Even if we take Long’s comments at face value, the fact that he blamed what he did on a sex addiction does not necessarily mean race was not a factor, especially since he appears to have avoided similar businesses in the areas that were not Asian-owned. Grace Kao, an expert on Asian American studies at Yale University told USA Today that “Asian American women have been viewed as exotic and feminine objects in U.S. mass media and suspected of prostitution from the earliest U.S. immigration restrictions.” This dehumanization can leave women of Asian descent vulnerable to sexual violence in unique and, as we’ve seen, horrifying ways.

Sheila Gregoire is the author of The Great Sex Rescue, and is trying to correct the ways evangelicals are teaching younger generations about sex. “It’s time for the evangelical church to realize that the way we talk about sex and lust and porn poses a danger to women, as the Atlanta shooting all too horrifically showed us – and 8 people, including 7 women, died for it,” she tweeted. Her insightful thread highlighted how many popular Christian books about sex attempt to “protect” men from lust by teaching them reduce women to temptations to be avoided instead of humans to value.

“It is not too much of a stretch to see why someone steeped in this kind of language could see women as the enemy,” she continued. “Especially certain races of women who are often fetishized in pornography. And when they’re the enemy? Then you have to defeat them, with any means necessary.”

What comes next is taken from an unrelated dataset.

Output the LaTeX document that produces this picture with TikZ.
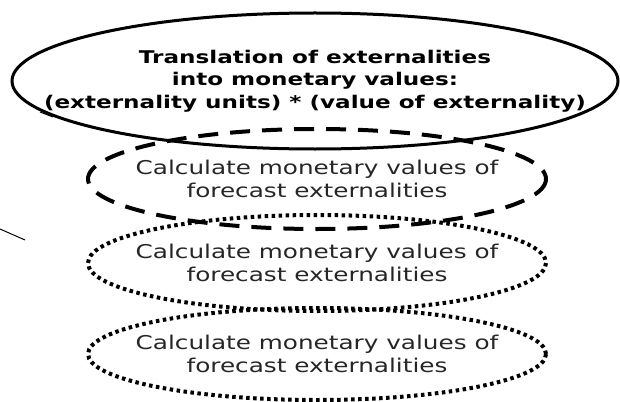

We still don’t know how much — if any — of what Long calls a “sex addiction” can be directly linked to his evangelical upbringing, although one former roommate USA Today spoke with said Long attributed his feelings of deep guilt to “his Christian faith.” But all these various threads are important context in the days ahead, since it’s easy to see the many potential causes of this tragedy.

But we need to get this right. It’s an unspeakable tragedy with the lost lives of eight people at its core. There’s a lot we don’t yet know about what led to the murders of Delaina Ashley Yaun, Paul Andre Michels, Xiaojie Tan, Daoyou Feng and the other victims whose names and stories we don’t yet. But we do know they were made in God’s image.